La única pregunta que hice el día en que acompañando al presidente García concurrimos al diálogo con el premier Jiménez era hasta qué punto el Gobierno había decidido llegar en esta etapa de conversaciones con las fuerzas políticas y qué es lo que se pretendía alcanzar. Jiménez me contestó que al término de esa etapa su despacho iría a condensar, en un documento, las principales coincidencias alcanzadas y, con respaldo del presidente Humala, se profundizaría el diálogo en instancias técnicas sectoriales. No quedó claro cómo ni cuándo, pero parecía implícito que se iría haciendo camino al andar.

Ciertamente, mantengo mi escepticismo al respecto expresado antes y durante el diálogo, pero puedo decir que atisbo y percibo sinceridad y buen propósito en las intenciones de Jiménez en encontrarle las bondades al diálogo político.

Lo que, sin embargo, no logra disipar mis dudas es el comportamiento del presidente de la República al respecto. Tengo la impresión de que estos encuentros se hacen con su anuencia, pero sin su respaldo. Es decir, deja que Jiménez, a su pedido, celebre las reuniones, pero cree firmemente en que estas no sirven para nada. Su displicencia y su desconfianza son fácilmente percibibles en su mirada y en sus gestos, amén de sus palabras.

No hemos escuchado nunca del presidente la posibilidad de darle valor al verdadero diálogo político. Su incredulidad al respecto le ha granjeado la orfandad política que hoy ostenta y una peligrosa pendiente de descenso en su popularidad. Siempre he ponderado su valentía y fidelidad a su palabra al momento de optar por ser consecuente con su promesa de no instaurar un segundo velascato, pero una decisión política de esa índole debió seguir el corleado de una sólida alianza social que reemplazase el papel que jugaban los intelectuales de izquierda de primera hora. No digo una alianza político-partidaria sino una convocatoria amplia a sectores influyentes del pueblo y la economía así como de la intelectualidad. Sus cabellicos maire se los fue llevando el aire y no los reemplazó con nadie.

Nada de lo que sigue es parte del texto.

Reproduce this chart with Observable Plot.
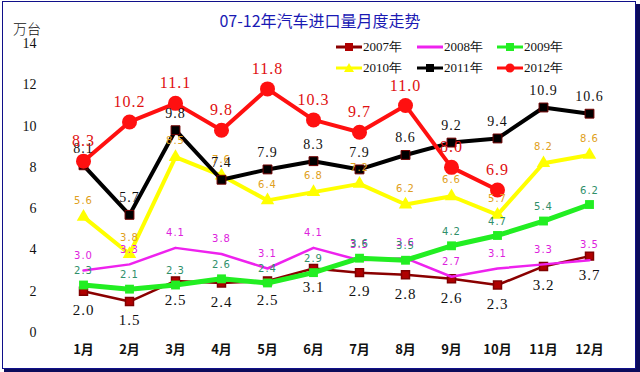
<!DOCTYPE html>
<html>
<head>
<meta charset="utf-8">
<script src="https://cdn.jsdelivr.net/npm/d3@7"></script>
<script src="https://cdn.jsdelivr.net/npm/@observablehq/plot@0.6"></script>
<style>
  html, body { margin: 0; padding: 0; background: #fff; }
  #chart { position: relative; width: 640px; height: 372px; overflow: hidden; background: #fff; }
  #chart > svg { position: absolute; left: 0; top: 0; }
  #frame { position: absolute; left: 2px; top: 1px; width: 632px; height: 366px; border: 1px solid #10108a; pointer-events: none; }
  #shadowR { position: absolute; left: 636px; top: 4px; width: 4px; height: 368px; background: #0c0c5c; }
  #shadowB { position: absolute; left: 4px; top: 369px; width: 636px; height: 3px; background: #0c0c5c; }
  #title { position: absolute; left: 0; top: 8px; width: 640px; text-align: center; font: 16px "Noto Sans CJK SC", sans-serif; color: #1a1ab4; }
  #unit { position: absolute; left: 13px; top: 18px; font: 14px "Noto Sans CJK SC", sans-serif; font-weight: 300; color: #111; }
  .leg { position: absolute; display: flex; align-items: center; font: 13px "Liberation Serif", serif; color: #111; white-space: nowrap; }
  #chart .leg svg { position: static; display: block; margin-right: 1px; }
</style>
</head>
<body>
<div id="chart">
  <div id="title">07-12年汽车进口量月度走势</div>
  <div id="unit">万台</div>
</div>
<script>
const months = ["1月","2月","3月","4月","5月","6月","7月","8月","9月","10月","11月","12月"];
const yTicks = [0, 2, 4, 6, 8, 10, 12, 14];
const seriesNames = ["2007年","2008年","2009年","2010年","2011年","2012年"];
const v2007 = [2.0, 1.5, 2.5, 2.4, 2.5, 3.1, 2.9, 2.8, 2.6, 2.3, 3.2, 3.7];
const v2008 = [3.0, 3.3, 4.1, 3.8, 3.1, 4.1, 3.5, 3.6, 2.7, 3.1, 3.3, 3.5];
const v2009 = [2.3, 2.1, 2.3, 2.6, 2.4, 2.9, 3.6, 3.5, 4.2, 4.7, 5.4, 6.2];
const v2010 = [5.6, 3.8, 8.5, 7.6, 6.4, 6.8, 7.2, 6.2, 6.6, 5.7, 8.2, 8.6];
const v2011 = [8.1, 5.7, 9.8, 7.4, 7.9, 8.3, 7.9, 8.6, 9.2, 9.4, 10.9, 10.6];
const v2012 = [8.3, 10.2, 11.1, 9.8, 11.8, 10.3, 9.7, 11.0, 8.0, 6.9];

const rows = vals => vals.map((v, i) => ({m: months[i], v}));
const d07 = rows(v2007), d08 = rows(v2008), d09 = rows(v2009),
      d10 = rows(v2010), d11 = rows(v2011), d12 = rows(v2012);
const fmt = d => d3.format(".1f")(d.v);

const serif = "'Liberation Serif', 'DejaVu Serif', serif";
const sans = "'DejaVu Sans', sans-serif";

const plot = Plot.plot({
  width: 640,
  height: 372,
  marginLeft: 78,
  marginRight: 46,
  marginTop: 43,
  marginBottom: 40,
  style: {background: "transparent", fontFamily: serif, color: "#111"},
  x: {type: "point", domain: months, padding: 0, label: null},
  y: {domain: [0, 14], label: null},
  marks: [
    Plot.axisY({ticks: yTicks, tickSize: 0, tickPadding: 42, fontSize: 14, fontFamily: serif}),
    Plot.axisX({tickSize: 0, tickPadding: 12, fontSize: 13, fontWeight: "bold", fontFamily: "'Noto Sans CJK SC', sans-serif"}),
    // 2007
    Plot.line(d07, {x: "m", y: "v", stroke: "#8a0000", strokeWidth: 2.5}),
    Plot.dot(d07, {x: "m", y: "v", symbol: "square", r: 4.5, fill: "#b00000", stroke: "#800000"}),
    // 2008
    Plot.line(d08, {x: "m", y: "v", stroke: "#ee22ee", strokeWidth: 2.5}),
    // 2009
    Plot.line(d09, {x: "m", y: "v", stroke: "#22ee22", strokeWidth: 5}),
    Plot.dot(d09, {x: "m", y: "v", symbol: "square", r: 5, fill: "#22ee22"}),
    // 2010
    Plot.line(d10, {x: "m", y: "v", stroke: "#ffff00", strokeWidth: 4}),
    Plot.dot(d10, {x: "m", y: "v", symbol: "triangle", r: 5, fill: "#ffff00"}),
    // 2011
    Plot.line(d11, {x: "m", y: "v", stroke: "#000", strokeWidth: 4}),
    Plot.dot(d11, {x: "m", y: "v", symbol: "square", r: 5, fill: "#000", stroke: "#700000", strokeWidth: 1}),
    // 2012
    Plot.line(d12, {x: "m", y: "v", stroke: "#ff1010", strokeWidth: 4}),
    Plot.dot(d12, {x: "m", y: "v", r: 7.5, fill: "#ff1010"}),
    // labels
    Plot.text(d07, {x: "m", y: "v", text: fmt, dy: 19, fill: "#111", fontSize: 15, fontFamily: serif}),
    Plot.text(d08, {x: "m", y: "v", text: fmt, dy: -15, fill: "#dd22dd", fontSize: 10, fontFamily: sans}),
    Plot.text(d09, {x: "m", y: "v", text: fmt, dy: -14, fill: "#2f8f6a", fontSize: 10, fontFamily: sans}),
    Plot.text(d10, {x: "m", y: "v", text: fmt, dy: -16, fill: "#e0a020", fontSize: 10, fontFamily: sans}),
    Plot.text(d11, {x: "m", y: "v", text: fmt, dy: -17, fill: "#111", fontSize: 14, fontFamily: serif}),
    Plot.text(d12, {x: "m", y: "v", text: fmt, dy: -20, fill: "#e01010", fontSize: 16, fontFamily: serif})
  ]
});
plot.querySelectorAll('g[aria-label="text"] text').forEach(t => t.style.letterSpacing = "1px");

const chart = document.getElementById("chart");
chart.appendChild(plot);

// legend
const legStyles = [
  {color: "#8a0000", mark: "square", mfill: "#b00000"},
  {color: "#ee22ee", mark: null},
  {color: "#22ee22", mark: "square", mfill: "#22ee22"},
  {color: "#ffff00", mark: "triangle", mfill: "#ffff00"},
  {color: "#000000", mark: "square", mfill: "#000"},
  {color: "#ff1010", mark: "circle", mfill: "#ff1010"}
];
const legPos = [[336, 47], [417, 47], [497, 47], [336, 68], [417, 68], [497, 68]];
seriesNames.forEach((name, i) => {
  const s = legStyles[i];
  const div = document.createElement("div");
  div.className = "leg";
  div.style.left = legPos[i][0] + "px";
  div.style.top = (legPos[i][1] - 8) + "px";
  div.style.height = "16px";
  let m = "";
  if (s.mark === "square") m = `<rect x="9" y="2" width="8" height="8" fill="${s.mfill}"/>`;
  if (s.mark === "circle") m = `<circle cx="13" cy="6" r="4.5" fill="${s.mfill}"/>`;
  if (s.mark === "triangle") m = `<path d="M13,1 L18,10 L8,10 Z" fill="${s.mfill}"/>`;
  div.innerHTML = `<svg width="26" height="12"><line x1="0" x2="26" y1="6" y2="6" stroke="${s.color}" stroke-width="3"/>${m}</svg><span>${name}</span>`;
  chart.appendChild(div);
});

["frame", "shadowR", "shadowB"].forEach(id => {
  const d = document.createElement("div");
  d.id = id;
  chart.appendChild(d);
});
</script>
</body>
</html>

Y por eso, parafraseando al excanciller Roncagliolo, hoy se siente que estamos ante un gobierno débil. Que no lidera, que no empuja, que no manda, que no arriesga, que no se la juega. Y que para pasar el río va a necesitar del hombro de los que él más detesta.

La verdad es que uno de los problemas del Perú actual es que nadie sabe concretamente qué piensa el presidente del rumbo del país ni cuáles son de verdad sus metas. Yo recuerdo claramente haber escuchado a Alan García decir, en el 2006, que su meta era reducir la pobreza a 30 puntos el 2011. Y todo su accionar tuvo como fin ese importante indicador, con todo lo que supone en materia de empleo, salud y educación. Pero en el caso del presente no se sabe a dónde quiere llegar. No tiene metas fijadas y vive el día a día contento de pasar con 11 en materia de logros económicos y sociales. Rutina para mantener a flote la nave aunque esta solo dé vueltas y no tenga un camino hacia puerto alguno.